EXERCISE REQUIREMENTS:
Omit pictures and quote the listing below line by line, from its start through the line that holds "-3.12, -2.65, -2.27, -2.5, -2.18, -2.08, -2.42, -2.65]".

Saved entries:

────────────────────────────────────────

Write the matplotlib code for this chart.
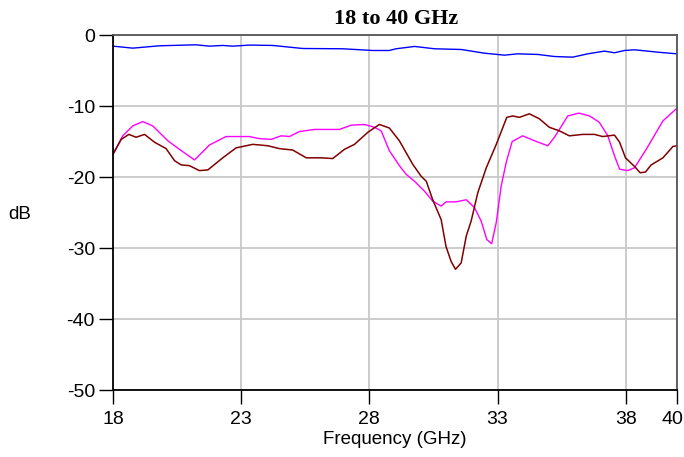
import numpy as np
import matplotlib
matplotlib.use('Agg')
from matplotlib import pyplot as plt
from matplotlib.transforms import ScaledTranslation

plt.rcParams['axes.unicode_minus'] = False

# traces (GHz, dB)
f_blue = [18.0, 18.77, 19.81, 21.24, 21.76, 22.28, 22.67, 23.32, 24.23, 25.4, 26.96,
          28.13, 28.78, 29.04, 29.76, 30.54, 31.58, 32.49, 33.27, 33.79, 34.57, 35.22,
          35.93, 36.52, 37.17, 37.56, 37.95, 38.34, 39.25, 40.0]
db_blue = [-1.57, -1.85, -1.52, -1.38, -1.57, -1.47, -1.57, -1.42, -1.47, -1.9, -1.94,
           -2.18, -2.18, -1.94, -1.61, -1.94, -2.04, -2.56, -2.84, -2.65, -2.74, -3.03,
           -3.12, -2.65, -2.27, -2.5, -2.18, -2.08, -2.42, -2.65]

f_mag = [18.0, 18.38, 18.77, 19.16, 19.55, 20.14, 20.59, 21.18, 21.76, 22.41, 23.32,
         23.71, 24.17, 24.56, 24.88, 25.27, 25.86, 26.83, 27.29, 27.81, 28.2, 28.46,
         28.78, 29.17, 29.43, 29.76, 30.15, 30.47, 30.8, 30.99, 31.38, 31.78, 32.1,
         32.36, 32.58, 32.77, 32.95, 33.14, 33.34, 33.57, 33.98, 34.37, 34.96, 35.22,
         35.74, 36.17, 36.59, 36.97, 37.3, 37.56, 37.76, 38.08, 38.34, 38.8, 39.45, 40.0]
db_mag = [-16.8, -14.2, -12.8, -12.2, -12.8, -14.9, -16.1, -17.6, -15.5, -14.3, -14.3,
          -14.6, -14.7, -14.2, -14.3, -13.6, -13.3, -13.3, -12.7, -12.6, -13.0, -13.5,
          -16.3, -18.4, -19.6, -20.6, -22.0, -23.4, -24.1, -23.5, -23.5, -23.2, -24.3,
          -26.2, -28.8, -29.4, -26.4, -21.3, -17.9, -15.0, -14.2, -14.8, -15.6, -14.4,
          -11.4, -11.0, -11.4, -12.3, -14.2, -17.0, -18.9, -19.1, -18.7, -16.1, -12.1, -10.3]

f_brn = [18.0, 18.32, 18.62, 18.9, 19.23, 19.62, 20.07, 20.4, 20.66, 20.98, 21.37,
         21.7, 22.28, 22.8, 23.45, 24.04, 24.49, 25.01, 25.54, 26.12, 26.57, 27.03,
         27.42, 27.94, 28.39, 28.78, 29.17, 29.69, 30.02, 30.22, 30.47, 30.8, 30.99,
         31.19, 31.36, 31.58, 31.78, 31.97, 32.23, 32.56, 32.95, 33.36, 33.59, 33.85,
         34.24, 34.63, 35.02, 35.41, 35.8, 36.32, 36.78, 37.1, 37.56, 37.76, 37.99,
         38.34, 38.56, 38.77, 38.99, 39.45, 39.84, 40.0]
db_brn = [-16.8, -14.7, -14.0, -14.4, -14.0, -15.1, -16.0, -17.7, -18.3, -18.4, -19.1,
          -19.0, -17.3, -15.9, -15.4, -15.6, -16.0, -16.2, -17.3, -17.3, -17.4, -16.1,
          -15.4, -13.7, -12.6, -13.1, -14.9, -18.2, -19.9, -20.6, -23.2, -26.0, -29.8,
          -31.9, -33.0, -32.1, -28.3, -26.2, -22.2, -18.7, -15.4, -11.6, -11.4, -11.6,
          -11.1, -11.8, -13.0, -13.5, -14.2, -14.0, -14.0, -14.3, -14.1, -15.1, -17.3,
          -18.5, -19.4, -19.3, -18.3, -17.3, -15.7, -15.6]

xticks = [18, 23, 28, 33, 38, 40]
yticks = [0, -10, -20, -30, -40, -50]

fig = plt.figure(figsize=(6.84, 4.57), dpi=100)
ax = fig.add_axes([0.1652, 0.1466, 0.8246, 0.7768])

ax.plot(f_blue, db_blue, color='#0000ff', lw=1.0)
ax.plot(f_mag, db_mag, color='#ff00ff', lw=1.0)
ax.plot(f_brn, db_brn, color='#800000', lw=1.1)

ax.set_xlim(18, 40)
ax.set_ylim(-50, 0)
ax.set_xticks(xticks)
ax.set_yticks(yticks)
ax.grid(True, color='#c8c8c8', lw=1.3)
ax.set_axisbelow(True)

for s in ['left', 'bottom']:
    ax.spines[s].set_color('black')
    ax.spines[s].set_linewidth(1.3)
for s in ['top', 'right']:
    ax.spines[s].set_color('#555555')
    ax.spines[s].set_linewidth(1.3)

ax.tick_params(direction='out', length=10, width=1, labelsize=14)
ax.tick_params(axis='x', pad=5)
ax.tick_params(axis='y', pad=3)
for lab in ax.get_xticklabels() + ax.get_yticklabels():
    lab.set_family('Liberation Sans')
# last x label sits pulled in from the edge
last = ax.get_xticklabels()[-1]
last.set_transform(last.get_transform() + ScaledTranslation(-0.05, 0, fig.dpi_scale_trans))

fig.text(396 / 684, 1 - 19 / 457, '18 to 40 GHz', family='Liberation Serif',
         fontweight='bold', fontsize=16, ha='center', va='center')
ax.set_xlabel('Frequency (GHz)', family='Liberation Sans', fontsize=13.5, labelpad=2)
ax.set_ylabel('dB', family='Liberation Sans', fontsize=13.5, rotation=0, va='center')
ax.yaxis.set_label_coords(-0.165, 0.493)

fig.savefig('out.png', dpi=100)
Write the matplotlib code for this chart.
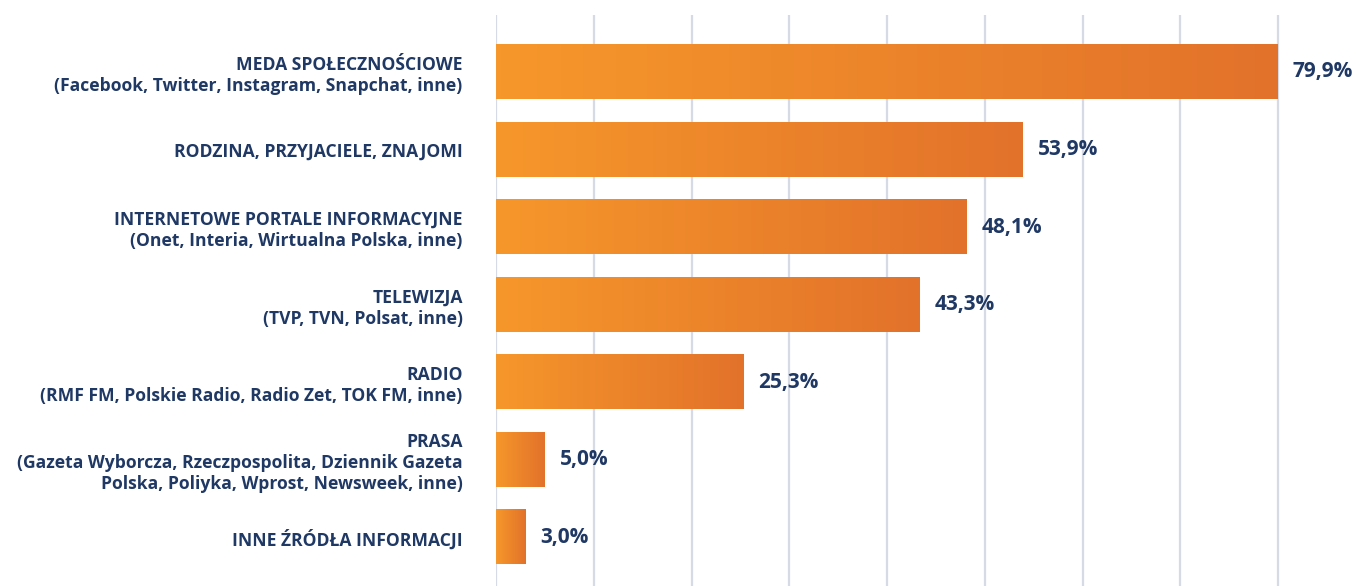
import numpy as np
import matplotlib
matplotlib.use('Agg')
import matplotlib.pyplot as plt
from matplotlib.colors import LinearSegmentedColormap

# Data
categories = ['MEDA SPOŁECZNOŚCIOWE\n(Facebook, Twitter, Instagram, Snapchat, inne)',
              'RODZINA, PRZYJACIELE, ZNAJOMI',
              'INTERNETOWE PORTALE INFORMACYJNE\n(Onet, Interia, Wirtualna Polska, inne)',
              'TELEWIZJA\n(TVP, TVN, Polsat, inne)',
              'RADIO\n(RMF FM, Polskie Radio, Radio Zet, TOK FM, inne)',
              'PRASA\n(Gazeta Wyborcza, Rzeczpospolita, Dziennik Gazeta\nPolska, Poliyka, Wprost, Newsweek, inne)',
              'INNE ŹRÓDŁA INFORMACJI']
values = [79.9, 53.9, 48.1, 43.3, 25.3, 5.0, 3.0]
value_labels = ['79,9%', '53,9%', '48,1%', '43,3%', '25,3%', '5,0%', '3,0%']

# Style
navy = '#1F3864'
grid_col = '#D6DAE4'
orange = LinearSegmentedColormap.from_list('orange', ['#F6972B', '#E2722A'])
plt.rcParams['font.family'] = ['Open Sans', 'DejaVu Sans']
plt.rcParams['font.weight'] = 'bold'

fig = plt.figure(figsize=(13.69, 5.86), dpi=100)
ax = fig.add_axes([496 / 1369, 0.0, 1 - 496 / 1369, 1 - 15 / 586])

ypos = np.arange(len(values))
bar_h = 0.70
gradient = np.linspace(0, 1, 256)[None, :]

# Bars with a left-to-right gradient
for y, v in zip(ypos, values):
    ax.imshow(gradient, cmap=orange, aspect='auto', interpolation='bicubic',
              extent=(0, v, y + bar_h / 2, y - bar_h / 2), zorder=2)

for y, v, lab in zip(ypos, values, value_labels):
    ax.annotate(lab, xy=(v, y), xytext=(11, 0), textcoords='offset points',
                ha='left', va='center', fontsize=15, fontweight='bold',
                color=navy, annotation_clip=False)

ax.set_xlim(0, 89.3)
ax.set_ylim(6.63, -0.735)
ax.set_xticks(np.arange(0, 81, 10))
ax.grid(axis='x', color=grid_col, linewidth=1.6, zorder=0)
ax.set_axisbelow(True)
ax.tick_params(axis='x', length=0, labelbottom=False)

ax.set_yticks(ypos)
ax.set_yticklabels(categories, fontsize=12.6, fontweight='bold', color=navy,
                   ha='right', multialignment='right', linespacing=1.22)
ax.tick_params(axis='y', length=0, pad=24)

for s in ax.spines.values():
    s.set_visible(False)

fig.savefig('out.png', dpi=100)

────────────────────────────────────────

WRITTEN REPLY:
Write the matplotlib code for this chart.
import numpy as np
import matplotlib
matplotlib.use('Agg')
from matplotlib import pyplot as plt
from matplotlib.transforms import ScaledTranslation

plt.rcParams['axes.unicode_minus'] = False

# traces (GHz, dB)
f_blue = [18.0, 18.77, 19.81, 21.24, 21.76, 22.28, 22.67, 23.32, 24.23, 25.4, 26.96,
          28.13, 28.78, 29.04, 29.76, 30.54, 31.58, 32.49, 33.27, 33.79, 34.57, 35.22,
          35.93, 36.52, 37.17, 37.56, 37.95, 38.34, 39.25, 40.0]
db_blue = [-1.57, -1.85, -1.52, -1.38, -1.57, -1.47, -1.57, -1.42, -1.47, -1.9, -1.94,
           -2.18, -2.18, -1.94, -1.61, -1.94, -2.04, -2.56, -2.84, -2.65, -2.74, -3.03,
           -3.12, -2.65, -2.27, -2.5, -2.18, -2.08, -2.42, -2.65]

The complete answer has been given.